Every song on this album is excellent. I always feel quite satisfied after listening to it. Every other album of Morrison's has a couple of songs on it that I either have to be in a certain mood or just don't think is as consistent in it's quality as the other songs. Hard Nose The Highway I have no such complaint; each song is unique yet melody and production-wise relates to each other quite well. I also think it's interesting that he did two covers on this album considering how many songs that he recorded around this time (many of them are on Philosopher's Stone).

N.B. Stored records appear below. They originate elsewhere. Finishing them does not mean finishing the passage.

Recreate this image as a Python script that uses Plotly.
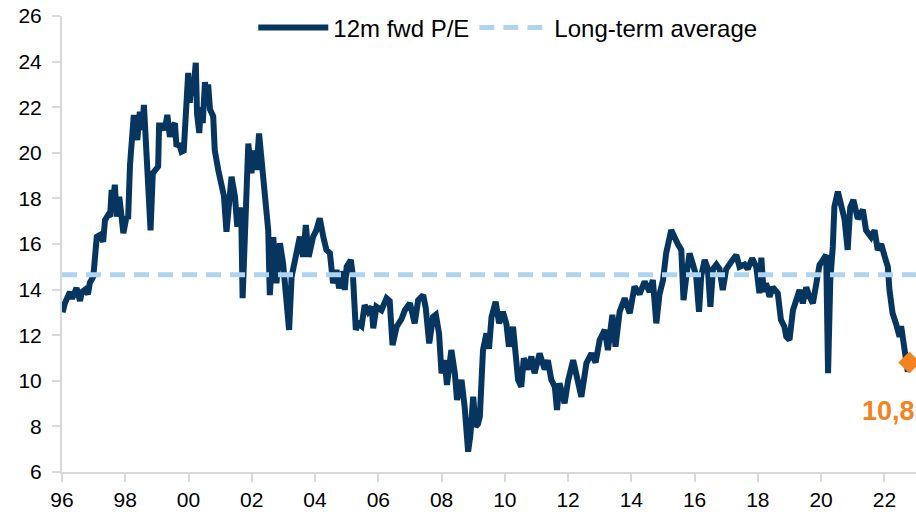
import plotly.graph_objects as go

# ---- data ----
dates = [1996.02, 1996.09, 1996.25, 1996.32, 1996.46, 1996.57, 1996.63, 1996.73, 1996.82, 1996.88, 1996.99,
         1997.04, 1997.10, 1997.20, 1997.30, 1997.36, 1997.46, 1997.52, 1997.57, 1997.61, 1997.67, 1997.73, 1997.81, 1997.86, 1997.94,
         1998.04, 1998.09, 1998.15, 1998.20, 1998.27, 1998.34, 1998.38, 1998.46, 1998.53, 1998.59, 1998.65, 1998.72, 1998.75, 1998.80, 1998.87, 1998.97,
         1999.04, 1999.07, 1999.19, 1999.25, 1999.33, 1999.41, 1999.48, 1999.57, 1999.62, 1999.70, 1999.78, 1999.85, 1999.92, 1999.99,
         2000.04, 2000.10, 2000.14, 2000.20, 2000.23, 2000.27, 2000.34, 2000.39, 2000.45, 2000.52, 2000.58, 2000.62, 2000.68, 2000.78, 2000.83, 2000.94,
         2001.05, 2001.12, 2001.20, 2001.28, 2001.36, 2001.47, 2001.54, 2001.62, 2001.67, 2001.71, 2001.78, 2001.89, 2001.94, 2001.99,
         2002.05, 2002.15, 2002.23, 2002.31, 2002.41, 2002.52, 2002.57, 2002.68, 2002.78, 2002.89, 2002.99,
         2003.08, 2003.18, 2003.26, 2003.42, 2003.52, 2003.62, 2003.71, 2003.80, 2003.94,
         2004.04, 2004.15, 2004.26, 2004.36, 2004.47, 2004.57, 2004.68, 2004.76, 2004.89, 2004.94,
         2005.00, 2005.13, 2005.20, 2005.29, 2005.36, 2005.47, 2005.57, 2005.68, 2005.79, 2005.84, 2005.94,
         2006.10, 2006.26, 2006.36, 2006.45, 2006.58, 2006.73, 2006.84,
         2007.00, 2007.15, 2007.26, 2007.42, 2007.50, 2007.61, 2007.73, 2007.82, 2007.92,
         2008.00, 2008.10, 2008.17, 2008.31, 2008.42, 2008.49, 2008.63, 2008.73, 2008.84, 2008.91,
         2009.00, 2009.08, 2009.15, 2009.21, 2009.26, 2009.31, 2009.42, 2009.50, 2009.58, 2009.71, 2009.82, 2009.94,
         2010.05, 2010.13, 2010.26, 2010.34, 2010.42, 2010.52, 2010.60, 2010.73, 2010.84, 2010.94,
         2011.10, 2011.26, 2011.36, 2011.47, 2011.58, 2011.65, 2011.73, 2011.89,
         2012.00, 2012.16, 2012.31, 2012.42, 2012.58, 2012.74, 2012.87,
         2013.00, 2013.16, 2013.26, 2013.40, 2013.50, 2013.63, 2013.79, 2013.95,
         2014.10, 2014.26, 2014.42, 2014.58, 2014.68, 2014.79, 2014.89,
         2015.00, 2015.10, 2015.26, 2015.37, 2015.47, 2015.58, 2015.65, 2015.74, 2015.84, 2015.95,
         2016.05, 2016.14, 2016.21, 2016.32, 2016.42, 2016.50, 2016.58, 2016.69, 2016.79, 2016.89,
         2017.00, 2017.16, 2017.32, 2017.42, 2017.58, 2017.68, 2017.82, 2017.95,
         2018.05, 2018.11, 2018.18, 2018.26, 2018.37, 2018.47, 2018.63, 2018.73, 2018.84, 2018.90,
         2019.00, 2019.11, 2019.21, 2019.32, 2019.42, 2019.53, 2019.63, 2019.74, 2019.85, 2019.95,
         2020.06, 2020.16, 2020.22, 2020.29, 2020.37, 2020.42, 2020.53, 2020.63, 2020.74, 2020.84, 2020.92,
         2021.02, 2021.16, 2021.32, 2021.42, 2021.58, 2021.69, 2021.79, 2021.90,
         2022.00, 2022.11, 2022.16, 2022.26, 2022.37, 2022.48, 2022.53, 2022.63, 2022.74, 2022.79]

pe = [13.0, 13.4, 13.9, 13.6, 14.07, 13.5, 13.9, 14.0, 13.8, 14.3, 14.57,
      15.44, 16.32, 16.4, 16.1, 17.05, 17.27, 17.2, 18.37, 17.8, 18.6, 17.2, 18.07, 17.5, 16.47,
      17.2, 17.1, 19.46, 20.7, 21.66, 21.0, 20.56, 21.8, 21.0, 22.1, 20.56, 18.2, 17.0, 16.6, 19.1, 19.3,
      19.4, 21.2, 21.2, 21.0, 21.66, 20.7, 21.1, 21.3, 20.27, 20.4, 20.05, 20.1, 22.3, 23.5,
      22.2, 23.2, 22.5, 23.9, 23.95, 21.7, 20.87, 22.0, 21.3, 23.1, 22.4, 23.0, 21.9, 21.6, 20.1, 19.25,
      18.66, 18.1, 16.54, 18.0, 18.95, 18.07, 16.76, 17.6, 17.0, 13.62, 16.3, 20.4, 19.8, 19.1,
      20.1, 19.25, 20.85, 19.7, 17.8, 16.6, 13.76, 16.3, 14.28, 16.03, 15.15,
      13.4, 12.23, 14.57, 15.88, 16.32, 15.44, 16.83, 15.44, 16.32,
      16.6, 17.13, 16.32, 15.74, 15.6, 14.28, 14.86, 14.06, 14.8, 13.98,
      15.0, 15.3, 14.57, 12.23, 12.52, 12.4, 13.32, 13.03, 13.25, 12.3, 13.25,
      13.1, 13.62, 13.5, 11.57, 12.37, 12.7, 13.1,
      13.4, 12.52, 13.54, 13.76, 13.2, 11.64, 12.8, 12.9, 12.08,
      10.33, 10.9, 9.82, 11.35, 10.33, 9.16, 10.04, 8.86, 6.89, 7.6,
      9.3, 7.99, 8.1, 8.43, 10.18, 11.35, 12.08, 11.4, 12.8, 13.47, 12.52, 13.03,
      12.5, 11.5, 12.37, 10.77, 10.04, 9.74, 10.99, 10.5, 11.06, 10.33,
      11.2, 10.5, 10.9, 10.04, 9.75, 8.72, 9.89, 9.01,
      10.0, 10.9, 10.04, 9.3, 10.77, 11.2, 10.8,
      11.79, 12.23, 11.35, 12.89, 11.5, 13.03, 13.62, 12.96,
      14.13, 13.8, 14.35, 13.9, 14.42, 12.52, 13.8,
      14.4, 15.59, 16.61, 16.2, 16.0, 15.74, 13.54, 14.6, 15.59, 15.1,
      14.6, 13.03, 14.6, 15.3, 14.9, 13.25, 14.9, 15.1, 14.9, 13.98,
      14.9, 15.22, 15.52, 15.0, 15.1, 14.9, 15.37, 15.0,
      13.84, 15.4, 13.9, 14.28, 13.69, 14.1, 13.84, 12.67, 12.37, 11.93,
      11.79, 13.1, 13.5, 13.98, 13.4, 14.1, 13.7, 13.4, 14.28, 15.08,
      15.3, 15.52, 10.33, 14.42, 15.88, 17.64, 18.29, 17.6, 17.1, 15.74, 17.6,
      17.93, 17.1, 17.5, 16.6, 16.3, 16.6, 15.74, 16.0,
      15.5, 15.0, 14.0, 12.96, 12.5, 11.93, 12.4, 11.35, 10.4, 10.8]

long_term_average = 14.65
x_range = [1996, 2023]
tick_years = list(range(1996, 2023, 2))
tick_labels = ["96", "98", "00", "02", "04", "06", "08", "10", "12", "14", "16", "18", "20", "22"]
series_names = ["12m fwd P/E", "Long-term average"]

NAVY = "#06365F"
LIGHT = "#AFD4F0"
ORANGE = "#F58220"
AXIS = "#D9D9D9"
FONT = "Liberation Sans, Arial, sans-serif"

fig = go.Figure()

fig.add_trace(go.Scatter(
    x=dates, y=pe, mode="lines", name=series_names[0],
    line=dict(color=NAVY, width=6), showlegend=True,
))

fig.add_trace(go.Scatter(
    x=x_range, y=[long_term_average, long_term_average], mode="lines",
    name=series_names[1], line=dict(color=LIGHT, width=5, dash="15px,9px"),
))

# latest value marker
fig.add_trace(go.Scatter(
    x=[dates[-1]], y=[pe[-1]], mode="markers", showlegend=False,
    marker=dict(symbol="diamond", size=17, color=ORANGE), cliponaxis=False,
))

fig.add_annotation(
    x=dates[-1], y=pe[-1], xref="x", yref="y",
    text="<b>" + f"{pe[-1]:.1f}".replace(".", ",") + "</b>",
    showarrow=False, xanchor="right", yanchor="middle",
    xshift=8, yshift=-48,
    font=dict(family=FONT, size=27, color=ORANGE),
)

fig.update_layout(
    width=916, height=512,
    margin=dict(l=62, r=0, t=16, b=40),
    paper_bgcolor="white", plot_bgcolor="white",
    font=dict(family=FONT, size=21, color="#000000"),
    legend=dict(
        orientation="h", x=0.522, xanchor="center", y=0.974, yanchor="middle",
        font=dict(family=FONT, size=24, color="#000000"),
        bgcolor="rgba(0,0,0,0)", itemwidth=70, traceorder="normal",
    ),
    showlegend=True,
)

fig.update_xaxes(
    range=x_range, tickmode="array", tickvals=tick_years, ticktext=tick_labels,
    showgrid=False, zeroline=False, showline=True, linecolor=AXIS, linewidth=2,
    ticks="outside", ticklen=8, tickwidth=2, tickcolor=AXIS,
    tickfont=dict(family=FONT, size=21, color="#000000"),
)
fig.update_yaxes(
    range=[6, 26], dtick=2, tick0=6,
    showgrid=False, zeroline=False, showline=True, linecolor=AXIS, linewidth=2,
    ticks="outside", ticklen=8, tickwidth=2, tickcolor=AXIS,
    tickfont=dict(family=FONT, size=21, color="#000000"),
    ticklabelstandoff=6,
)

fig.write_html(
    "out.html",
    config={"displayModeBar": False},
    post_script="document.body.style.margin='0';document.body.style.overflow='hidden';",
)
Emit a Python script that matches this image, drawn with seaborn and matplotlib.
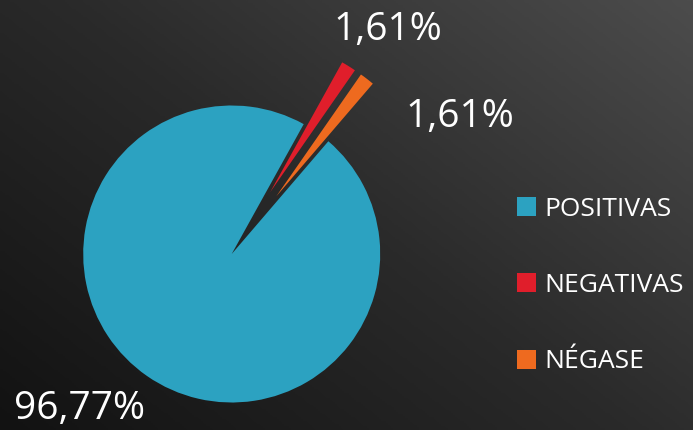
import numpy as np
import matplotlib
matplotlib.use("Agg")
import matplotlib.pyplot as plt
import seaborn as sns
from matplotlib.colors import LinearSegmentedColormap

categories = ["POSITIVAS", "NEGATIVAS", "NÉGASE"]
values = [96.77, 1.61, 1.61]
label_texts = ["96,77%", "1,61%", "1,61%"]
explode = [0.0, 0.49, 0.49]

sns.set_theme(style="white")
plt.rcParams['font.family'] = ['Open Sans', 'DejaVu Sans']
colors = sns.color_palette(["#2CA2C1", "#E01E2B", "#EE6A1F"])

W, H = 693, 430
fig = plt.figure(figsize=(W / 100, H / 100), dpi=100)

# background gradient
bg = fig.add_axes([0, 0, 1, 1], zorder=0)
xx, yy = np.meshgrid(np.linspace(0, 1, 300), np.linspace(0, 1, 200))
grad = (xx * 0.55 + yy * 0.45)
cmap = LinearSegmentedColormap.from_list("bg", ["#121212", "#2a2a2a", "#4c4c4c"])
bg.imshow(grad, cmap=cmap, origin="lower", aspect="auto", extent=[0, 1, 0, 1])
bg.set_axis_off()

ax = fig.add_axes([0, 0, 1, 1], zorder=1)
ax.patch.set_alpha(0)
R = 148.5
cx, cy = 231.7, 430 - 254
wedges, _ = ax.pie(values, colors=colors, explode=explode, startangle=49.4,
                   counterclock=False, radius=1.0,
                   wedgeprops=dict(linewidth=0))
ax.set_xlim(-cx / R, (W - cx) / R)
ax.set_ylim(-cy / R, (H - cy) / R)
ax.set_aspect("equal")
ax.set_axis_off()

fs = 28
fig.text(79 / W, 1 - 409 / H, label_texts[0], color="white", fontsize=fs,
         ha="center", va="center")
fig.text(388 / W, 1 - 30 / H, label_texts[1], color="white", fontsize=fs,
         ha="center", va="center")
fig.text(460 / W, 1 - 117 / H, label_texts[2], color="white", fontsize=fs,
         ha="center", va="center")

leg = ax.legend(wedges, categories, loc="upper left",
                bbox_to_anchor=(506 / W, 1 - 186 / H), bbox_transform=fig.transFigure,
                frameon=False, handlelength=0.72, handleheight=0.72,
                handletextpad=0.32, labelspacing=1.95, borderaxespad=0,
                prop=dict(size=19))
for t in leg.get_texts():
    t.set_color("white")

fig.savefig("out.png", dpi=100)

Snow In San Anselmo may be the strangest and most experimental song Morrsion ever did. A full choir and very jazzy interludes that follow a somewhat surreal observations. I am especially fond of Autumn Song, it just gently sways in it's on special way, but so does everything on this album....

Overall I think that it took a great deal of confidence for an artist to make an album so cool and mellow. This was 1973 after all. The music of the day was progressive/glam rock which was out to impress the listener with musicianship and bombast. You listen to this and it sets your mind at ease- it looks back on things with a simple fondness and enjoys the present without a worry of tomorrow.
Highly Recommended.

Free Music Review: dig deep
Hit: 5 Stars

This is another great Van Morrison album where he describes with great passion and musicality the struggles and joys of so-called ordinary life and living, there being no such thing of course, as "ordinary life." As in so much of Van Morrison's work, the description is part and parcel of the transcendence.

While there are many great songs on this album, including Snow in San Anselmo, Warm Love, Bein' Green and Autumn Song, my own personal favourite is the title track Hard Nose The Highway. It says so much.